“Leadership Is The Ability To Get Extraordinary Achievement From Ordinary People”

 NCERT EXERCISE 9.2

Question 5. In an A.P., if pth term is $$\frac{1}{q}$$ and qth term is $$\frac{1}{p}$$ prove that the sum of first pq terms is $$\frac{1}{2} (pq+1)$$, where $$p ne q$$.

Question 6. If the sum of a certain number of terms of the A.P. 25, 22, 19, … is 116. Find the last term.

Question 7. Find the sum to n terms of the A.P., whose kth term is $$5k+1$$.

Question 8. If the sum of n terms of an A.P. is $$(pn+qn^2)$$, where p and q are constants, find the common difference.

Question 9. The sums of n terms of two arithmetic progressions are in the ratio 5n + 4 : 9n + 6. Find the ratio of their 18th
terms.

Question 10. If the sum of first p terms of an A.P. is equal to the sum of the first q terms, then find the sum of the first (p + q) terms.

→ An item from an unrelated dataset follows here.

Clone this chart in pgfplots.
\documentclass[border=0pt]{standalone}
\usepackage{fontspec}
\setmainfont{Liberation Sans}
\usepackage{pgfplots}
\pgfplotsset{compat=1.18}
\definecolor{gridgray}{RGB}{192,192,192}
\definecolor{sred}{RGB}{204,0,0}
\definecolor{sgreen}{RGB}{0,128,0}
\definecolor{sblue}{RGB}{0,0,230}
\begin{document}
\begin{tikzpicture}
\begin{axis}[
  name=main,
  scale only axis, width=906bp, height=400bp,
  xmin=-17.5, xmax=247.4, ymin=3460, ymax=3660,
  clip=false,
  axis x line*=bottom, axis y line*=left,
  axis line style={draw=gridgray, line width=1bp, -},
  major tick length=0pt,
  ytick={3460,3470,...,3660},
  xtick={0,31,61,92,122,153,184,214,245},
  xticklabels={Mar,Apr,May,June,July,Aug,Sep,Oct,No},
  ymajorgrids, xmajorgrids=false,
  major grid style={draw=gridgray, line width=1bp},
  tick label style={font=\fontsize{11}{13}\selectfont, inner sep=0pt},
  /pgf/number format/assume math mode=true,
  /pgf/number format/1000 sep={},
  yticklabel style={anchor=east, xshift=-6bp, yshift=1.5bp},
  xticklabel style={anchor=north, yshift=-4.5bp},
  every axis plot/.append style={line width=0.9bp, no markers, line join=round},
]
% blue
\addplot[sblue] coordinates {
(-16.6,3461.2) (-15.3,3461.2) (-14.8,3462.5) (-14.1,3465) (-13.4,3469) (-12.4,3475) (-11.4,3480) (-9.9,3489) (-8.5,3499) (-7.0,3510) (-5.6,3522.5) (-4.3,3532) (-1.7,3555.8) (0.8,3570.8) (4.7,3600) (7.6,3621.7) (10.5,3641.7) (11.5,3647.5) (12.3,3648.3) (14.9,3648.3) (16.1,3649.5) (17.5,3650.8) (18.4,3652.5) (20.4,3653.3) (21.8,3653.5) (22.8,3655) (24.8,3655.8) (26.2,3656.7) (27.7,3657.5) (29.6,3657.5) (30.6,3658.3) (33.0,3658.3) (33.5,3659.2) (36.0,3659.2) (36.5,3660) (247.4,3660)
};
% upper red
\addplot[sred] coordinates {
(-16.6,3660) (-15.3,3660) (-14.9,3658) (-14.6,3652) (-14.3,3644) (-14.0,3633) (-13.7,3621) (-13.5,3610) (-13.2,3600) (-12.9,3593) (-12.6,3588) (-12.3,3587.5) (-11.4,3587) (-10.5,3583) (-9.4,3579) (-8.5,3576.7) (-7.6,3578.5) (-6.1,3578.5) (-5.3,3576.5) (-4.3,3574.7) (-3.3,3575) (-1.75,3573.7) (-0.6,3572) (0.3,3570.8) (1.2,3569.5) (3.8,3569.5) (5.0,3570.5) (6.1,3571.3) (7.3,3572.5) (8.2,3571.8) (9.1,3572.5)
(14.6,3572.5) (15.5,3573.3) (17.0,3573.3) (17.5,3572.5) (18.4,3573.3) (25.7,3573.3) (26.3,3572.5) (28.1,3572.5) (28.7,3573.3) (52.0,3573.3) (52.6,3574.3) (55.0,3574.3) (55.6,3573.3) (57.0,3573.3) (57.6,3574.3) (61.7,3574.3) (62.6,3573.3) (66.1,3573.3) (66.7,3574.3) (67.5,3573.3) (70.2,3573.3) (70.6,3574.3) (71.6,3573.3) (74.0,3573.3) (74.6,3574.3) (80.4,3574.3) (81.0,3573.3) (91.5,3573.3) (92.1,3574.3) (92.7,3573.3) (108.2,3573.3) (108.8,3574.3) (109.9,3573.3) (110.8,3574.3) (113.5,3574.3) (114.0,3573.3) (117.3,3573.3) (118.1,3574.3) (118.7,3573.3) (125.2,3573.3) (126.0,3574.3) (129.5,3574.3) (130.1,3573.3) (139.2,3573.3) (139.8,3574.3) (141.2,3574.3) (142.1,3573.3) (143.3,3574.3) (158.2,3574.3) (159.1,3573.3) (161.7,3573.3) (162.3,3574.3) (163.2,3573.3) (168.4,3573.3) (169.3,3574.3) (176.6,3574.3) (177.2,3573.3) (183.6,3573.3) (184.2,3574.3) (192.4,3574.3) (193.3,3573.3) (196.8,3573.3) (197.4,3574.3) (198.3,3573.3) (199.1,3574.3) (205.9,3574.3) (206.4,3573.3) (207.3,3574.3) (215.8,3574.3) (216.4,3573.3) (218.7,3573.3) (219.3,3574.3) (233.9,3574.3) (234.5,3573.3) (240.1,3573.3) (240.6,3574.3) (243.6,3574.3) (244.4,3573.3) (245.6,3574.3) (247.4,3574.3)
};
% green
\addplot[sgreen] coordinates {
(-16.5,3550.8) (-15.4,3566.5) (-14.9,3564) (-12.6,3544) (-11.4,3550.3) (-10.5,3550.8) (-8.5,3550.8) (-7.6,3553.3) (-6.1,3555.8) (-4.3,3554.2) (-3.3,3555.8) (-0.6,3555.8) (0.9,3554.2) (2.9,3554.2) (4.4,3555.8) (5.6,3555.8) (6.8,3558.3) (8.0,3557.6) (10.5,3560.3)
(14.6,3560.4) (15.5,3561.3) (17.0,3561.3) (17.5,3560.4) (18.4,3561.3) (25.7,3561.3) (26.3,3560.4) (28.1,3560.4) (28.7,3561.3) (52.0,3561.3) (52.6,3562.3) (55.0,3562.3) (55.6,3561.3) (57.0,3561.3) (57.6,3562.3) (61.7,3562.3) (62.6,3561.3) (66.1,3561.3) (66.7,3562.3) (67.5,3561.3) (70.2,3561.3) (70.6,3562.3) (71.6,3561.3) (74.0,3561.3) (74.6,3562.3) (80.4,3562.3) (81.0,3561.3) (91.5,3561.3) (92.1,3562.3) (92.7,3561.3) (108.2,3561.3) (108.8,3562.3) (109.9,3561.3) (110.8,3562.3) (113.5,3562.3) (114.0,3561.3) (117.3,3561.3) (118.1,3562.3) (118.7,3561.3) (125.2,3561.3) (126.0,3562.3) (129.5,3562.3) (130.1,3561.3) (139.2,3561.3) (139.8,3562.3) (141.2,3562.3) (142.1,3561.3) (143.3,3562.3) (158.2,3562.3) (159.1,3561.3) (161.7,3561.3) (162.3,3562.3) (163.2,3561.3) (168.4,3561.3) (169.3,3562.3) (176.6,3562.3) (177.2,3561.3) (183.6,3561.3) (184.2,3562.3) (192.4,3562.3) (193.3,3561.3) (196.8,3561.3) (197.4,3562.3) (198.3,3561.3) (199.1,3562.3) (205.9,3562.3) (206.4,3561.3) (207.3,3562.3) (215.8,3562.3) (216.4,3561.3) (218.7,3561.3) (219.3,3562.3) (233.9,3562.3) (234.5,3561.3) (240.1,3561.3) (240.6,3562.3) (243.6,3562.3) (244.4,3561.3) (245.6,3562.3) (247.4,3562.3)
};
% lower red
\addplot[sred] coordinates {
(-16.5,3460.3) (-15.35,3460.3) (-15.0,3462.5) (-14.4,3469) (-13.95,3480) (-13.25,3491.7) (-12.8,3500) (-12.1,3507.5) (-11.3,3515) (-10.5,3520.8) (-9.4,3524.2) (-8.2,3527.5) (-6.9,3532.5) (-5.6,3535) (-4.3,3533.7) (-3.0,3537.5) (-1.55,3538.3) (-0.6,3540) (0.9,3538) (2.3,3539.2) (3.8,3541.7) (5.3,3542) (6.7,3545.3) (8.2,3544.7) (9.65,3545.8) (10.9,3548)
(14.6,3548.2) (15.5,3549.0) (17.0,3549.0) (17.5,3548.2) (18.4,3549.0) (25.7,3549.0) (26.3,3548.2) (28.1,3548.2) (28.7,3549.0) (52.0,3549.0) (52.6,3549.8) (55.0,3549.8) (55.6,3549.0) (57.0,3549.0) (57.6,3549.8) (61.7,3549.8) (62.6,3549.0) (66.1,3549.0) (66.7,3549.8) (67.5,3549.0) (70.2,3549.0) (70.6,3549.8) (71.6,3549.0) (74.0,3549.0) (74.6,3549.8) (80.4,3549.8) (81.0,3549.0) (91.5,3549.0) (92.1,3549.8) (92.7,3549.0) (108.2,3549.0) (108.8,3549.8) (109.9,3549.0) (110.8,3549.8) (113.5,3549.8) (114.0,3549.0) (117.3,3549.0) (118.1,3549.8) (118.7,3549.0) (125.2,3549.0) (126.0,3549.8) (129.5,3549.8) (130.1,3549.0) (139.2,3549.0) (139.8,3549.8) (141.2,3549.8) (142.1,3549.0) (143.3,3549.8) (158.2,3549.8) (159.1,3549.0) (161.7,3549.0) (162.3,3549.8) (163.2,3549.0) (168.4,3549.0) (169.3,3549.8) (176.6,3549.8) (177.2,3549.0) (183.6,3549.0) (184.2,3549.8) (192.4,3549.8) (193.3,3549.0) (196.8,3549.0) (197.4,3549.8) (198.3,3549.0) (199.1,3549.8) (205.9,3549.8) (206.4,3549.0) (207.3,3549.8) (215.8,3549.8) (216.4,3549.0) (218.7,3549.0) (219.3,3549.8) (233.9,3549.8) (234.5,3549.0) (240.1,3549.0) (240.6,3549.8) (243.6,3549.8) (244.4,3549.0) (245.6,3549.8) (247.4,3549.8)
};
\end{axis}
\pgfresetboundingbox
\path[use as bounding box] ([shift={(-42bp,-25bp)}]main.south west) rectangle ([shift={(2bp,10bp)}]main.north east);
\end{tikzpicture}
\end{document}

Question 11. Sum of the first p, q and r terms of an A.P. are a, b and c, respectively. Prove that $$\frac{a}{p}(q-r)+\frac{b}{q}(r-p)+\frac{c}{r}(p-q) = 0$$.

Question 12. The ratio of the sums of m and n terms of an A.P. is $$m^2:n^2$$. Show that the ratio of mth and nth terms is $$(2m-1):(2n-1)$$.